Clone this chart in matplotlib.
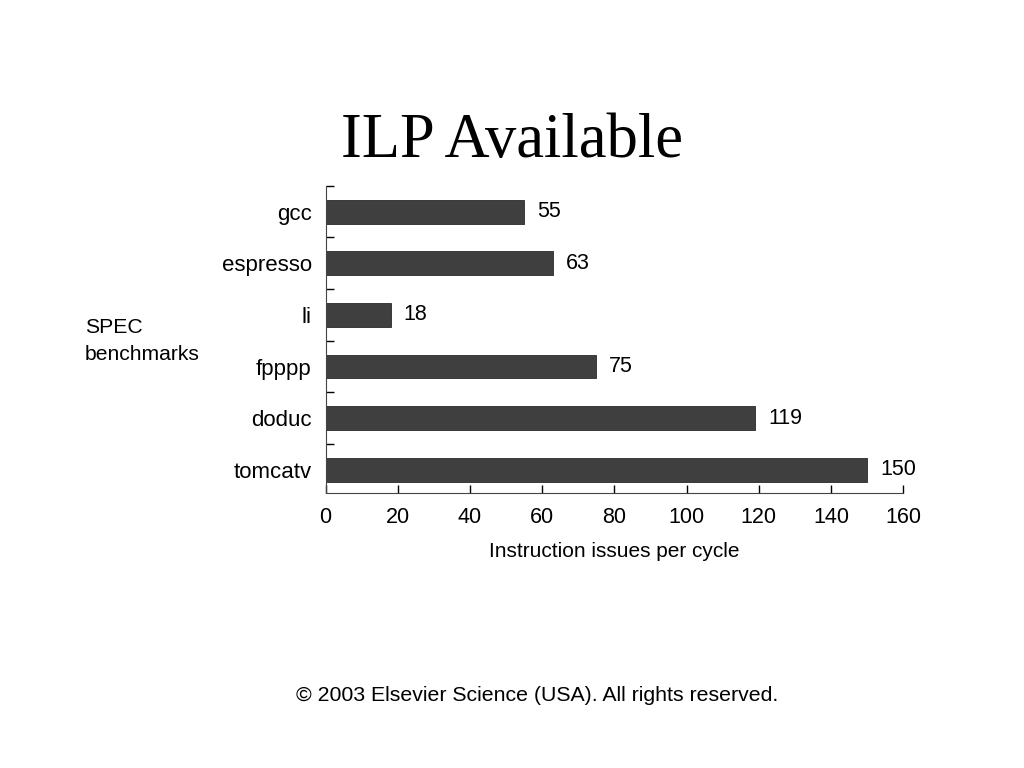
import numpy as np
import matplotlib.pyplot as plt

benchmarks = ['gcc', 'espresso', 'li', 'fpppp', 'doduc', 'tomcatv']
issues = [55, 63, 18, 75, 119, 150]
xticks = [0, 20, 40, 60, 80, 100, 120, 140, 160]

plt.rcParams['font.family'] = ['Liberation Sans', 'DejaVu Sans']

fig = plt.figure(figsize=(10.24, 7.68), dpi=100)
fig.patch.set_facecolor('white')

#title in serif like the slide
fig.text(0.5, 0.815, 'ILP Available', ha='center', va='center',
         family='Liberation Serif', fontsize=45)

ax = fig.add_axes([0.318, 0.358, 0.564, 0.400])
pos = np.arange(len(benchmarks))
ax.barh(pos, issues, height=0.46, color='#3f3f3f', edgecolor='#2a2a2a', linewidth=0.6)

#value labels to the right of each bar
for p, v in zip(pos, issues):
    ax.text(v + 3.6, p, str(v), va='center', ha='left', fontsize=15.5)

ax.set_xlim(0, 160)
ax.set_ylim(5.45, -0.5)
ax.set_xticks(xticks)
ax.set_xticklabels([str(t) for t in xticks], fontsize=15.5)
ax.tick_params(axis='x', direction='in', length=6, width=1, pad=10)

#boundary ticks between bars, category labels at bar centres
ax.set_yticks(pos - 0.5)
ax.set_yticklabels([''] * len(pos))
ax.tick_params(axis='y', direction='in', length=6, width=1)
ax.set_yticks(pos, minor=True)
ax.set_yticklabels(benchmarks, minor=True, fontsize=16)
ax.tick_params(axis='y', which='minor', length=0, pad=10)

ax.spines['top'].set_visible(False)
ax.spines['right'].set_visible(False)
ax.spines['left'].set_color('#444444')
ax.spines['bottom'].set_color('#444444')

ax.set_xlabel('Instruction issues per cycle', fontsize=15, labelpad=10)

fig.text(0.083, 0.556, 'SPEC\nbenchmarks', ha='left', va='center',
         fontsize=15.2, linespacing=1.55)

fig.text(0.525, 0.094, '\u00a9 2003 Elsevier Science (USA). All rights reserved.',
         ha='center', va='center', fontsize=15.3)

fig.savefig('out.png', dpi=100)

▬▬▬▬▬▬▬▬▬▬

• _WRITTEN PROBLEM_
Everything from the first line to the line with "xticks = [0, 20, 40, 60, 80, 100, 120, 140, 160]" must be repeated exactly, and nothing else. Leave the pictures out.

• _CORRECT RESULT_
Clone this chart in matplotlib.
import numpy as np
import matplotlib.pyplot as plt

benchmarks = ['gcc', 'espresso', 'li', 'fpppp', 'doduc', 'tomcatv']
issues = [55, 63, 18, 75, 119, 150]
xticks = [0, 20, 40, 60, 80, 100, 120, 140, 160]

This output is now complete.